In radiometry, radiant energy density is the measure of the amount of radiant energy per unit volume at a given location and time. Its SI unit is joule per cubic metre (J/m3).

It is defined by

$w={\frac {{\mathrm {d} }W}{{\mathrm {d} }V}},$ where

$w$ is the radiant energy density,
$W$ is the amount of radiant energy in some volume,
$V$ is the volume.

Relation to other radiometric quantities

Because radiation always transmits the energy, it is useful to wonder what the speed of the transmission is.
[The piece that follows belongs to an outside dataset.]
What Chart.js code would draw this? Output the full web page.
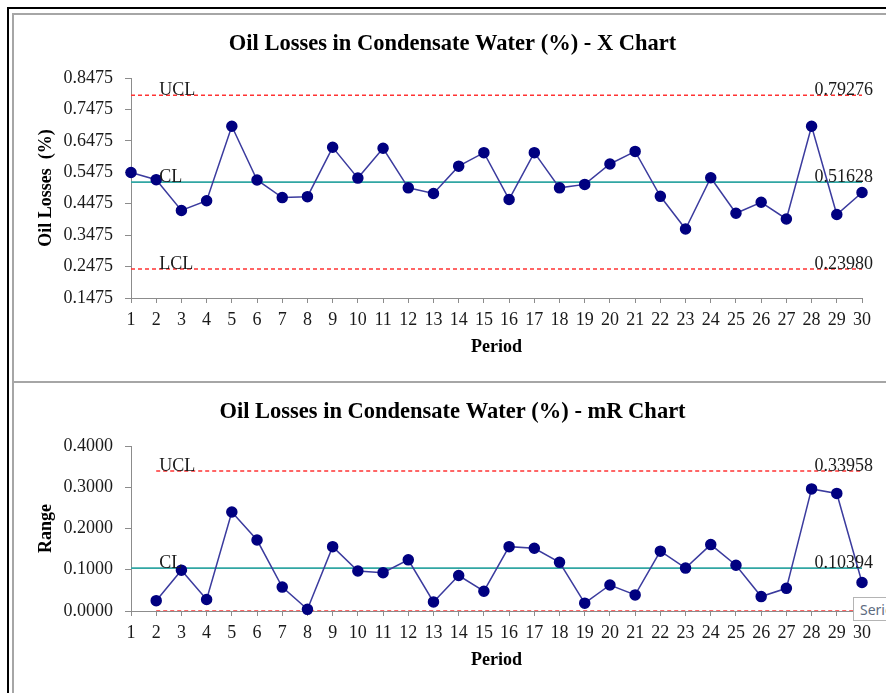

If all the radiation at given location propagates in the same direction, then the radiant flux through a unit area perpendicular to the propagation direction is expressed by radiant flux density, whose value is

$I_{\mathrm {e} }=cw,$ where

$I_{\mathrm {e} }$ is the radiant flux density (i.e. radiant flux per unit area),
$c$ is the speed of light (generally radiation propagation speed),
$w$ is the radiant energy density.

Contrarily if the radiation intensity is equal in all directions, like in a cavity in a thermodynamic equilibrium, then the energy transmition is best described by radiance (i.e. radiant flux per unit area and unit solid angle), whose value is

$L_{\mathrm {e} }={\frac {c}{4\pi }}w.$ Radiant exitance through a small opening from such cavity is $M_{\mathrm {e} }=\pi L_{\mathrm {e} }$ . These relations can be used for example in the black body radiation equations derivation.